“Green Grass, Running Water” is chiefly the story of Lionel Red Dog, a stereo and television salesman in the tiny western Canadian town of Blossom. Lionel is pestered by his aunt, who wants him to move back to the reservation. He is sneered at by his white boss, who thinks he’s got no gumption. And he’s held at arm’s length by his sometime girlfriend, a college professor in Calgary who disappears for weeks whenever he brings up marriage. To top it off, Lionel can’t decide who he is or what to do with his life, and to really top it off, he is turning 40.
But this isn’t just Lionel’s story. It is also the story of his Uncle Eli, who has singlehandedly stalled a government dam’s completion by refusing to move out of the cabin he inherited from his mother. It is the story of Alberta, Lionel’s girlfriend who continually ponders how to conceive and raise a child without the encumbrance of a husband. Then there is Latisha, Lionel’s sister, who runs the Dead Dog Cafe, where “dog meat” is on the menu and where tourists buy the lie because it confirms their preconception about Indians. Add four aged Indian escapees from a mental institution who may be shamans or magicians. Stir in the talking coyote, who keeps trying to narrate the story of the creation of the world, and you’ve got a recipe for a bizarrely comic fictional stew.

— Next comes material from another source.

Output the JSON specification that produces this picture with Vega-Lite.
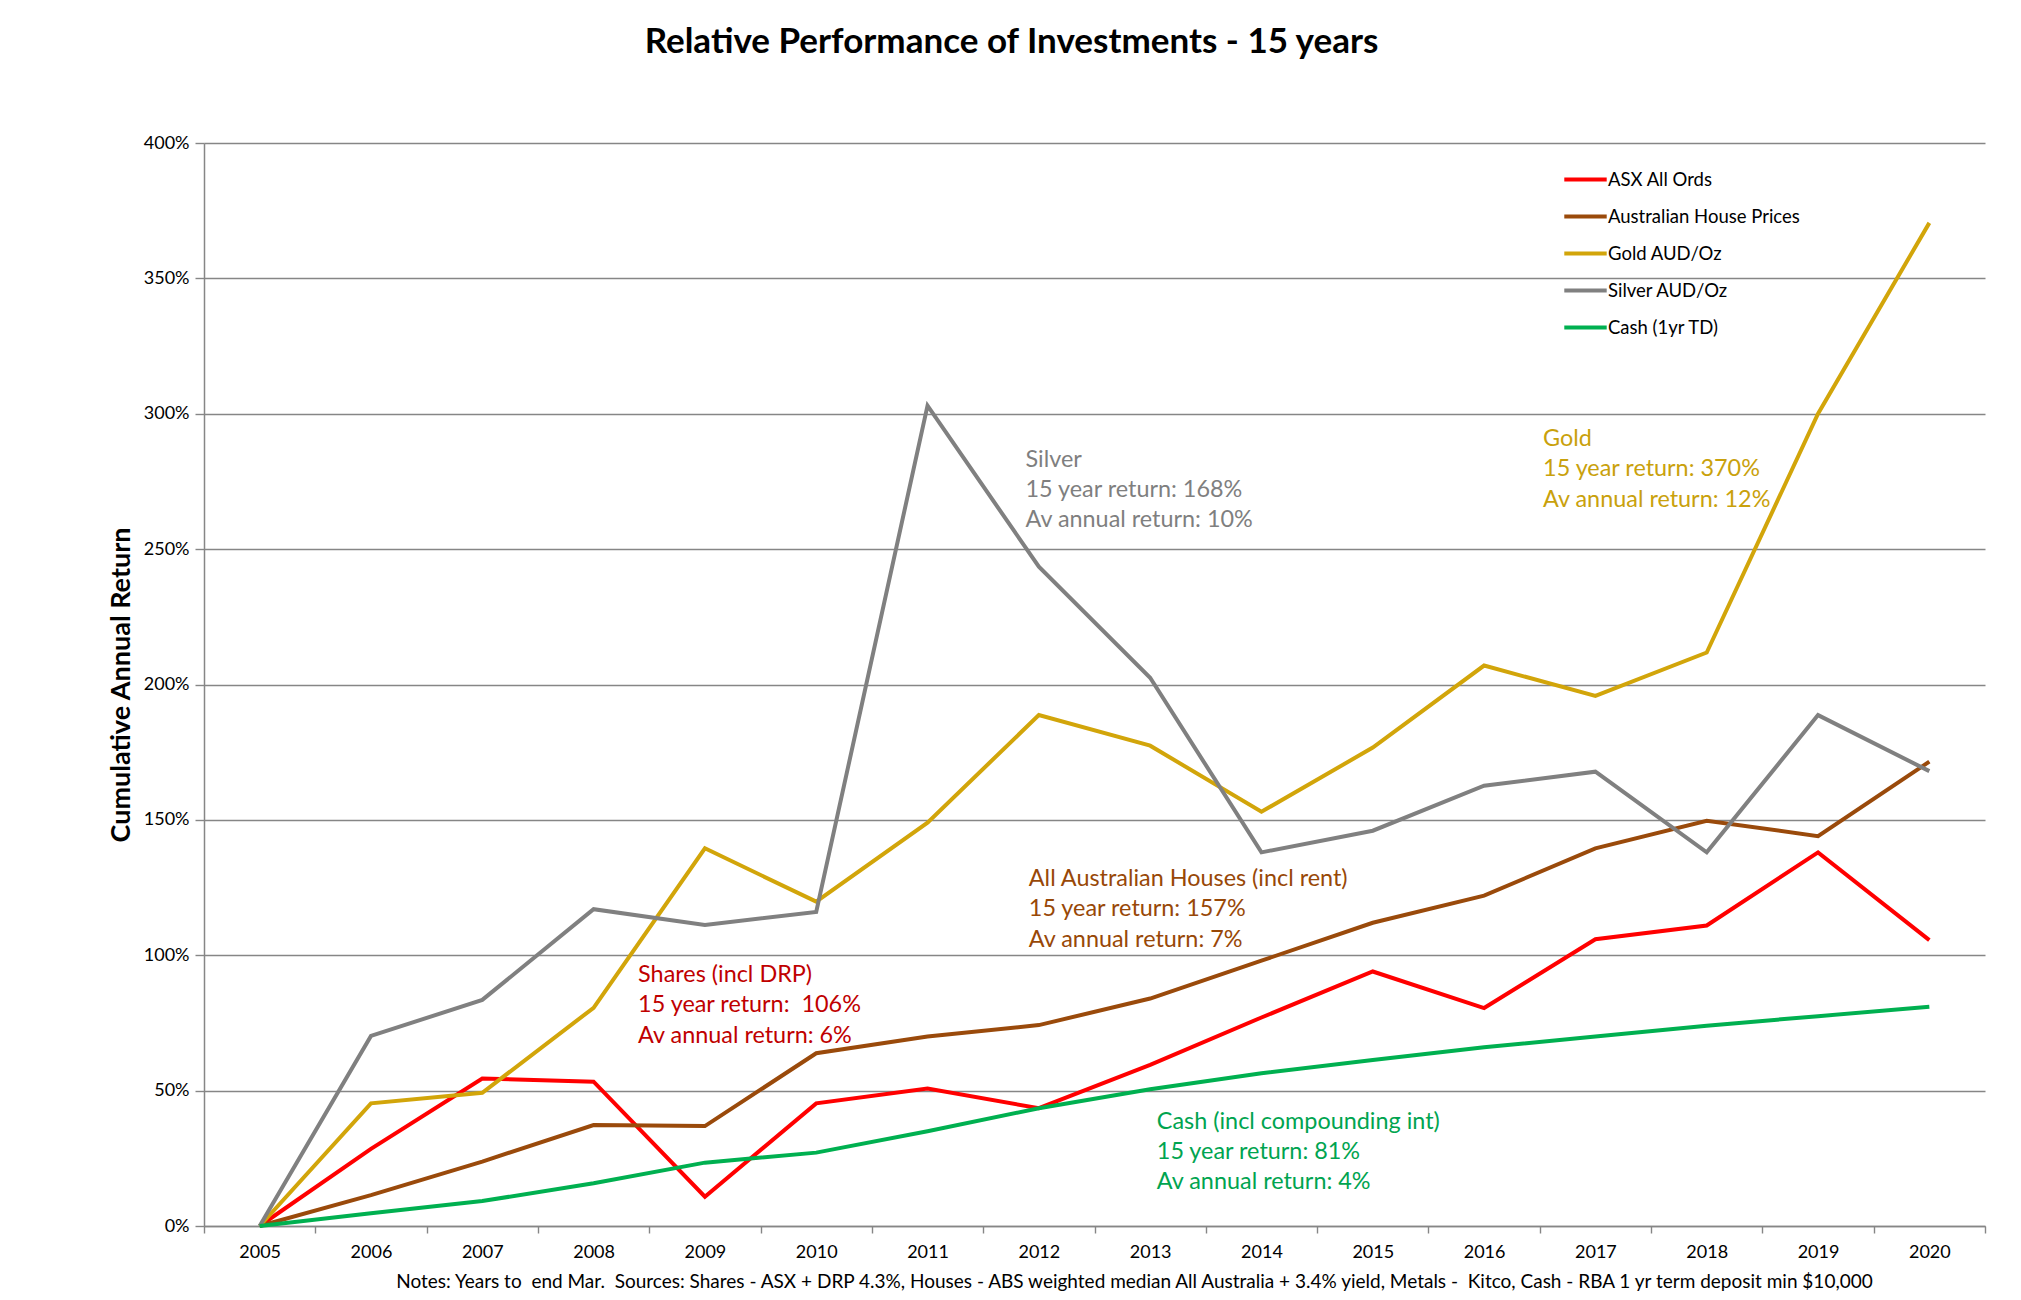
{
  "$schema": "https://vega.github.io/schema/vega-lite/v6.json",
  "description": "Relative performance of investments over 15 years, cumulative return by year",
  "autosize": "none",
  "width": 1781,
  "height": 1083,
  "padding": {"left": 204, "top": 143, "right": 36, "bottom": 74},
  "background": "white",
  "title": {
    "text": "Relative Performance of Investments - 15 years",
    "font": "Lato",
    "fontSize": 35,
    "fontWeight": "bold",
    "color": "#000000",
    "anchor": "middle",
    "dx": -83,
    "offset": 74
  },
  "datasets": {
    "returns": [
      {"year": 2005, "series": "ASX All Ords", "value": 0},
      {"year": 2006, "series": "ASX All Ords", "value": 28.5},
      {"year": 2007, "series": "ASX All Ords", "value": 54.5},
      {"year": 2008, "series": "ASX All Ords", "value": 53.3},
      {"year": 2009, "series": "ASX All Ords", "value": 10.8},
      {"year": 2010, "series": "ASX All Ords", "value": 45.3},
      {"year": 2011, "series": "ASX All Ords", "value": 50.8},
      {"year": 2012, "series": "ASX All Ords", "value": 43.5},
      {"year": 2013, "series": "ASX All Ords", "value": 59.5},
      {"year": 2014, "series": "ASX All Ords", "value": 77},
      {"year": 2015, "series": "ASX All Ords", "value": 94},
      {"year": 2016, "series": "ASX All Ords", "value": 80.5},
      {"year": 2017, "series": "ASX All Ords", "value": 105.9},
      {"year": 2018, "series": "ASX All Ords", "value": 111},
      {"year": 2019, "series": "ASX All Ords", "value": 138},
      {"year": 2020, "series": "ASX All Ords", "value": 105.6},
      {"year": 2005, "series": "Australian House Prices", "value": 0},
      {"year": 2006, "series": "Australian House Prices", "value": 11.4},
      {"year": 2007, "series": "Australian House Prices", "value": 23.8},
      {"year": 2008, "series": "Australian House Prices", "value": 37.3},
      {"year": 2009, "series": "Australian House Prices", "value": 36.9},
      {"year": 2010, "series": "Australian House Prices", "value": 63.8},
      {"year": 2011, "series": "Australian House Prices", "value": 70},
      {"year": 2012, "series": "Australian House Prices", "value": 74.2},
      {"year": 2013, "series": "Australian House Prices", "value": 84},
      {"year": 2014, "series": "Australian House Prices", "value": 98},
      {"year": 2015, "series": "Australian House Prices", "value": 112},
      {"year": 2016, "series": "Australian House Prices", "value": 122},
      {"year": 2017, "series": "Australian House Prices", "value": 139.5},
      {"year": 2018, "series": "Australian House Prices", "value": 149.7},
      {"year": 2019, "series": "Australian House Prices", "value": 144},
      {"year": 2020, "series": "Australian House Prices", "value": 171.5},
      {"year": 2005, "series": "Gold AUD/Oz", "value": 0},
      {"year": 2006, "series": "Gold AUD/Oz", "value": 45.3},
      {"year": 2007, "series": "Gold AUD/Oz", "value": 49.2},
      {"year": 2008, "series": "Gold AUD/Oz", "value": 80.6},
      {"year": 2009, "series": "Gold AUD/Oz", "value": 139.5},
      {"year": 2010, "series": "Gold AUD/Oz", "value": 119.8},
      {"year": 2011, "series": "Gold AUD/Oz", "value": 149},
      {"year": 2012, "series": "Gold AUD/Oz", "value": 188.7},
      {"year": 2013, "series": "Gold AUD/Oz", "value": 177.4},
      {"year": 2014, "series": "Gold AUD/Oz", "value": 153},
      {"year": 2015, "series": "Gold AUD/Oz", "value": 176.7},
      {"year": 2016, "series": "Gold AUD/Oz", "value": 207},
      {"year": 2017, "series": "Gold AUD/Oz", "value": 195.8},
      {"year": 2018, "series": "Gold AUD/Oz", "value": 211.8},
      {"year": 2019, "series": "Gold AUD/Oz", "value": 300},
      {"year": 2020, "series": "Gold AUD/Oz", "value": 370.5},
      {"year": 2005, "series": "Silver AUD/Oz", "value": 0},
      {"year": 2006, "series": "Silver AUD/Oz", "value": 70.2},
      {"year": 2007, "series": "Silver AUD/Oz", "value": 83.5},
      {"year": 2008, "series": "Silver AUD/Oz", "value": 117},
      {"year": 2009, "series": "Silver AUD/Oz", "value": 111.2},
      {"year": 2010, "series": "Silver AUD/Oz", "value": 116},
      {"year": 2011, "series": "Silver AUD/Oz", "value": 303},
      {"year": 2012, "series": "Silver AUD/Oz", "value": 243.5},
      {"year": 2013, "series": "Silver AUD/Oz", "value": 202.5},
      {"year": 2014, "series": "Silver AUD/Oz", "value": 138},
      {"year": 2015, "series": "Silver AUD/Oz", "value": 146},
      {"year": 2016, "series": "Silver AUD/Oz", "value": 162.6},
      {"year": 2017, "series": "Silver AUD/Oz", "value": 167.8},
      {"year": 2018, "series": "Silver AUD/Oz", "value": 138},
      {"year": 2019, "series": "Silver AUD/Oz", "value": 188.7},
      {"year": 2020, "series": "Silver AUD/Oz", "value": 168},
      {"year": 2005, "series": "Cash (1yr TD)", "value": 0},
      {"year": 2006, "series": "Cash (1yr TD)", "value": 4.7},
      {"year": 2007, "series": "Cash (1yr TD)", "value": 9.2},
      {"year": 2008, "series": "Cash (1yr TD)", "value": 15.8},
      {"year": 2009, "series": "Cash (1yr TD)", "value": 23.4},
      {"year": 2010, "series": "Cash (1yr TD)", "value": 27.1},
      {"year": 2011, "series": "Cash (1yr TD)", "value": 35},
      {"year": 2012, "series": "Cash (1yr TD)", "value": 43.5},
      {"year": 2013, "series": "Cash (1yr TD)", "value": 50.5},
      {"year": 2014, "series": "Cash (1yr TD)", "value": 56.4},
      {"year": 2015, "series": "Cash (1yr TD)", "value": 61.3},
      {"year": 2016, "series": "Cash (1yr TD)", "value": 66},
      {"year": 2017, "series": "Cash (1yr TD)", "value": 70},
      {"year": 2018, "series": "Cash (1yr TD)", "value": 74},
      {"year": 2019, "series": "Cash (1yr TD)", "value": 77.5},
      {"year": 2020, "series": "Cash (1yr TD)", "value": 81}
    ],
    "notes": [
      {"note": "Silver", "line": "Silver", "year": 2011.88, "value": 282.9},
      {"note": "Silver", "line": "15 year return: 168%", "year": 2011.88, "value": 271.8},
      {"note": "Silver", "line": "Av annual return: 10%", "year": 2011.88, "value": 260.8},
      {"note": "Gold", "line": "Gold", "year": 2016.53, "value": 290.7},
      {"note": "Gold", "line": "15 year return: 370%", "year": 2016.53, "value": 279.6},
      {"note": "Gold", "line": "Av annual return: 12%", "year": 2016.53, "value": 268.2},
      {"note": "Houses", "line": "All Australian Houses (incl rent)", "year": 2011.91, "value": 128.2},
      {"note": "Houses", "line": "15 year return: 157%", "year": 2011.91, "value": 117.2},
      {"note": "Houses", "line": "Av annual return: 7%", "year": 2011.91, "value": 105.7},
      {"note": "Shares", "line": "Shares (incl DRP)", "year": 2008.4, "value": 92.7},
      {"note": "Shares", "line": "15 year return:\u00a0 106%", "year": 2008.4, "value": 81.6},
      {"note": "Shares", "line": "Av annual return: 6%", "year": 2008.4, "value": 70.3},
      {"note": "Cash", "line": "Cash (incl compounding int)", "year": 2013.06, "value": 38.5},
      {"note": "Cash", "line": "15 year return: 81%", "year": 2013.06, "value": 27.4},
      {"note": "Cash", "line": "Av annual return: 4%", "year": 2013.06, "value": 16.1}
    ]
  },
  "layer": [
    {
      "data": {"name": "returns"},
      "mark": {"type": "line", "strokeWidth": 4, "strokeJoin": "miter"},
      "encoding": {
        "x": {
          "field": "year",
          "type": "quantitative",
          "scale": {"domain": [2004.5, 2020.5], "nice": false, "zero": false},
          "axis": {
            "orient": "bottom",
            "values": [2005, 2006, 2007, 2008, 2009, 2010, 2011, 2012, 2013, 2014, 2015, 2016, 2017, 2018, 2019, 2020],
            "format": "d",
            "grid": false,
            "ticks": false,
            "domainColor": "#868686",
            "domainWidth": 1.5,
            "labelFont": "Lato",
            "labelFontSize": 18,
            "labelColor": "#000000",
            "labelPadding": 17,
            "title": "Notes: Years to\u00a0 end Mar.\u00a0 Sources: Shares - ASX + DRP 4.3%, Houses - ABS weighted median All Australia + 3.4% yield, Metals -\u00a0 Kitco, Cash - RBA 1 yr term deposit min $10,000",
            "titleFont": "Lato",
            "titleFontSize": 19,
            "titleFontWeight": "normal",
            "titleColor": "#000000",
            "titlePadding": 11,
            "titleX": 930
          }
        },
        "y": {
          "field": "value",
          "type": "quantitative",
          "scale": {"domain": [0, 400], "nice": false},
          "axis": {
            "values": [0, 50, 100, 150, 200, 250, 300, 350, 400],
            "labelExpr": "datum.value + '%'",
            "grid": true,
            "gridColor": "#868686",
            "gridWidth": 1.4,
            "domainColor": "#868686",
            "domainWidth": 1.5,
            "tickColor": "#868686",
            "tickWidth": 1.4,
            "tickSize": 9,
            "labelFont": "Lato",
            "labelFontSize": 18,
            "labelColor": "#000000",
            "labelPadding": 6,
            "title": "Cumulative Annual Return",
            "titleFont": "Lato",
            "titleFontSize": 27,
            "titleFontWeight": "bold",
            "titleColor": "#000000",
            "titlePadding": 8
          }
        },
        "color": {
          "field": "series",
          "type": "nominal",
          "scale": {
            "domain": ["ASX All Ords", "Australian House Prices", "Gold AUD/Oz", "Silver AUD/Oz", "Cash (1yr TD)"],
            "range": ["#FF0000", "#9A4A0B", "#D2A50A", "#808080", "#00B050"]
          },
          "legend": {
            "orient": "none",
            "legendX": 1358,
            "legendY": 13,
            "title": null,
            "symbolType": "stroke",
            "symbolSize": 1800,
            "symbolStrokeWidth": 4,
            "labelFont": "Lato",
            "labelFontSize": 18.5,
            "labelColor": "#000000",
            "labelLimit": 0,
            "labelOffset": -1,
            "rowPadding": 4
          }
        }
      }
    },
    {
      "data": {"name": "notes"},
      "mark": {"type": "text", "align": "left", "baseline": "middle", "font": "Lato", "fontSize": 23.4},
      "encoding": {
        "x": {
          "field": "year",
          "type": "quantitative",
          "scale": {"domain": [2004.5, 2020.5], "nice": false, "zero": false},
          "axis": {
            "orient": "bottom",
            "values": [2004.5, 2005.5, 2006.5, 2007.5, 2008.5, 2009.5, 2010.5, 2011.5, 2012.5, 2013.5, 2014.5, 2015.5, 2016.5, 2017.5, 2018.5, 2019.5, 2020.5],
            "labels": false,
            "domain": false,
            "grid": false,
            "ticks": true,
            "tickColor": "#868686",
            "tickWidth": 1.4,
            "tickSize": 7,
            "title": null
          }
        },
        "y": {"field": "value", "type": "quantitative"},
        "text": {"field": "line", "type": "nominal"},
        "color": {
          "field": "note",
          "type": "nominal",
          "scale": {
            "domain": ["Shares", "Houses", "Gold", "Silver", "Cash"],
            "range": ["#C00000", "#984807", "#C9A10C", "#7F7F7F", "#00A450"]
          },
          "legend": null
        }
      }
    }
  ],
  "resolve": {
    "scale": {"color": "independent"},
    "axis": {"x": "independent"}
  },
  "config": {
    "view": {"stroke": null},
    "font": "Lato"
  }
}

Well into the novel, Lionel asks Uncle Eli why he retired from a college teaching job in Toronto and returned to the Blackfoot Indian reservation. “Can’t tell you that straight out,” Eli replies. “Wouldn’t make any sense. Wouldn’t be much of a story.”
That interchange is a rough summary of the whole book, in which nothing proceeds “straight out.” King is not only a storyteller, he is a story lover, and he is particularly fond of the detours that a good tale always takes. A small example: while sorting out her life, Alberta finds herself thinking of her former husband: " Bob teased her, said that their relationship was a slow burn, like igniting a peach. Alberta was sure Bob hadn’t made that up, but she liked it. It was clever, and the idea of a soft, fuzzy peach, full of juice and sparkling flesh all aglow in flames, was intellectually erotic." Typically, King begins with a good one-liner and then plays with it, using it to illuminate a corner of Alberta’s character.
“Green Grass, Running Water” is wryly told, but beneath its sunny surface lies an icy bedrock of hardship. The burdens of bigotry and condescension are very much a part of these lives, as is the anxiety the characters feel in defining Indianness, in balancing their culture against the white culture surrounding them. The book’s title hints that King has serious things on his mind. “As long as the grass is green and the water runs” was boiler plate casually inserted in treaties between whites and Indians. It signified perpetuity. Now, of course, it means the opposite.
But King, while capable of righteous anger, avoids didacticism. Intercutting the stories of Lionel, Eli and Alberta with tales from Native American folklore-which is often broadly funny-he has found a way to fuse a comic view of life with the inarguably tragic facts of Native American history. Successfully mixing realism and myth, comedy and tragedy (and any writer who can bring off a talking coyote has to be called successful), King has produced a novel that defies all our expectations about what Native American fiction should be. It is a first-class work of art.
PHOTO: Storyteller, story lover: Author King with ceremonial Indian mask, at home in St. Paul (STEVE WOIT)
DEFINITELY A LAUGHING MATTER
Thomas King grew his first mustache when he was 35, and all he caught was flak. His friends told him to shave it off, because “Indians don’t grow mustaches.” King was amused, a little irked, but not surprised. “You always run into this demand that you must look like who you are,” he says. Currently head of American Indian studies at the University of Minnesota, King, 49, finds himself “constantly butting my head” against cliches about Indians, especially “the sense in North America that all Native material is absolutely, positively sacred.” He is a lot more irreverent, and so, he says, are “most of the Native people that I’ve hung out with.” Indian joking is notable for its “inclusivity,” says King, who is of Cherokee, Greek and German descent. He strives to give his own stories the “kind of humor where everybody is laughing.” Not that he wants to turn his characters into clowns. “I think of myself as a serious writer,” he says. “Tragedy is my topic. Comedy is my strategy.